[e2e] RTT estimation
Craig Partridge
craig at aland.bbn.com
Wed Apr 30 12:41:50 PDT 2003
In message <1051727351.1782.94.camel at enpc3334>, Dong Zheng writes:
>My question is whether there is any metric that tells how well the
>current Jacobson/Karn algorithm doing the estimation? I mean, given the
>fluctuation of the RTT, to what level of the fluctuation can the current
>algorithm track?
I'll start by saying I'm not aware of one and then try to summarize a
conversation that Van Jacobson and I had on a hotel bench c. 1989 on
the topic.
First, the key issue is less the RTT than the RTO -- that is, when does
the round-trip timer go off. In 1989, when the emphasis was on maximizing
the value of every packet, the goal was to never have an RTO go off early
(where "early" is defined as -- the ACK is on its way but hasn't arrived yet),
and, subject to never being early, have the RTO go off as soon as possible
once it is clear that a packet is lost. In today's world where performance
is often valued more highly, you might seek a more aggressive RTO (i.e.
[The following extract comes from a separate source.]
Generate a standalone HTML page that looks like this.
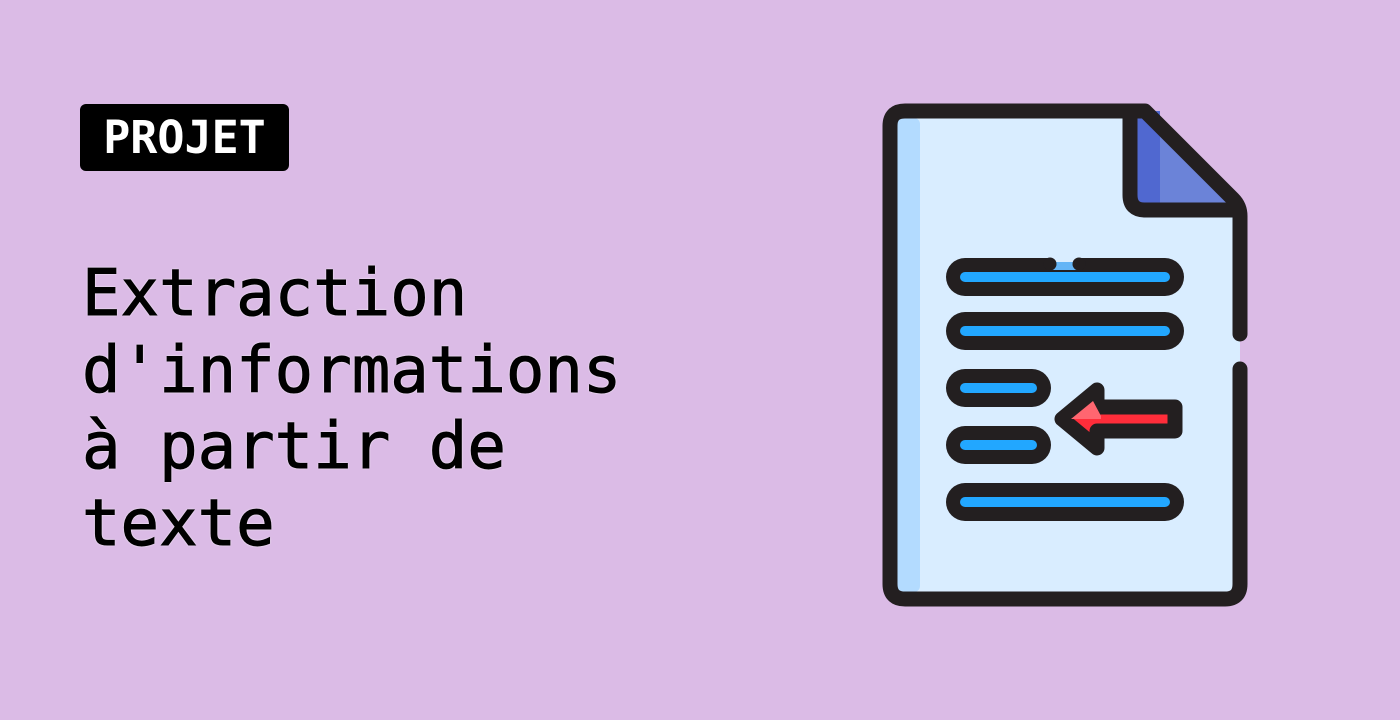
<!DOCTYPE html>
<html><head><meta charset="utf-8"><style>
html,body{margin:0;padding:0}
body{width:1400px;height:720px;background:#dbbbe6;position:relative;overflow:hidden;font-family:"DejaVu Sans Mono","Liberation Mono",monospace}
.badge{position:absolute;left:80px;top:104px;width:209px;height:67px;background:#000;border-radius:6px;color:#fff;font-weight:bold;font-size:45px;line-height:67px;text-align:center}
.title{position:absolute;left:82px;top:256px;font-size:64px;line-height:76.5px;color:#000;white-space:pre;-webkit-text-stroke:1px #000;text-shadow:0 0 2px #fff,0 0 2px rgba(255,255,255,.6)}
svg{position:absolute;left:0;top:0}
</style></head><body>
<div class="badge">PROJET</div>
<div class="title">Extraction
d'informations
à partir de
texte</div>
<svg width="1400" height="720" viewBox="0 0 1400 720">
<path d="M905,111 L1145,111 L1233,199 Q1240,206 1240,216 L1240,584 Q1240,599 1225,599 L905,599 Q890,599 890,584 L890,126 Q890,111 905,111 Z" fill="#d9edff"/>
<rect x="897" y="118" width="23" height="474" rx="6" fill="#b3dbff"/>
<path d="M1130,111 L1145,111 L1240,206 L1240,210 L1145,210 Q1130,210 1130,195 Z" fill="#6b83d8"/>
<path d="M1130,111 L1160,111 L1160,210 L1145,210 Q1130,210 1130,195 Z" fill="#5068d0"/>
<path d="M1240,334 L1240,216 Q1240,206 1233,199 L1145,111 L905,111 Q890,111 890,126 L890,584 Q890,599 905,599 L1225,599 Q1240,599 1240,584 L1240,369" fill="none" stroke="#231f20" stroke-width="15" stroke-linecap="round" stroke-linejoin="round"/>
<path d="M1130,111 L1130,195 Q1130,210 1145,210 L1240,210" fill="none" stroke="#231f20" stroke-width="15" stroke-linejoin="round"/>
<g stroke-linecap="round">
<line x1="965" y1="277" x2="1165" y2="277" stroke="#231f20" stroke-width="38"/>
<line x1="965" y1="331" x2="1165" y2="331" stroke="#231f20" stroke-width="38"/>
<line x1="965" y1="331" x2="1165" y2="331" stroke="#22a7ff" stroke-width="10"/>
<line x1="965" y1="388" x2="1032" y2="388" stroke="#231f20" stroke-width="38"/>
<line x1="965" y1="388" x2="1032" y2="388" stroke="#22a7ff" stroke-width="10"/>
<line x1="965" y1="445" x2="1032" y2="445" stroke="#231f20" stroke-width="38"/>
<line x1="965" y1="445" x2="1032" y2="445" stroke="#22a7ff" stroke-width="10"/>
<line x1="965" y1="502" x2="1165" y2="502" stroke="#231f20" stroke-width="38"/>
<line x1="965" y1="502" x2="1165" y2="502" stroke="#22a7ff" stroke-width="10"/>
</g>
<rect x="1050" y="256" width="29" height="13" fill="#d9edff"/>
<rect x="1050" y="262" width="29" height="8" fill="#64b5f6"/>
<circle cx="1050" cy="264" r="6.5" fill="#231f20"/>
<circle cx="1079" cy="264" r="6.5" fill="#231f20"/>
<line x1="965" y1="277" x2="1165" y2="277" stroke="#22a7ff" stroke-width="10" stroke-linecap="round"/>
<path d="M1062,419 L1097,390 L1097,407 L1175,407 L1175,431 L1097,431 L1097,448 Z" fill="#ff2d3a" stroke="#231f20" stroke-width="15" stroke-linejoin="round"/>
<path d="M1071,419 L1093,401 L1101,416 L1101,419 Z" fill="#ff6670"/>
</svg>
</body></html>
accept more early RTOs in return for better RTO times when packets are
lost) -- although I'll quickly note that the consequence of a timeout
can be resetting the TCP congestion window.
So, to my mind, if you want to be quantitative, you should assign a high
error weight to early RTO values, and a low error weight to slightly late
RTO values (but progressively higher, the later they are -- where "later"
means how long after an ACK should have come back but didn't, do we wait).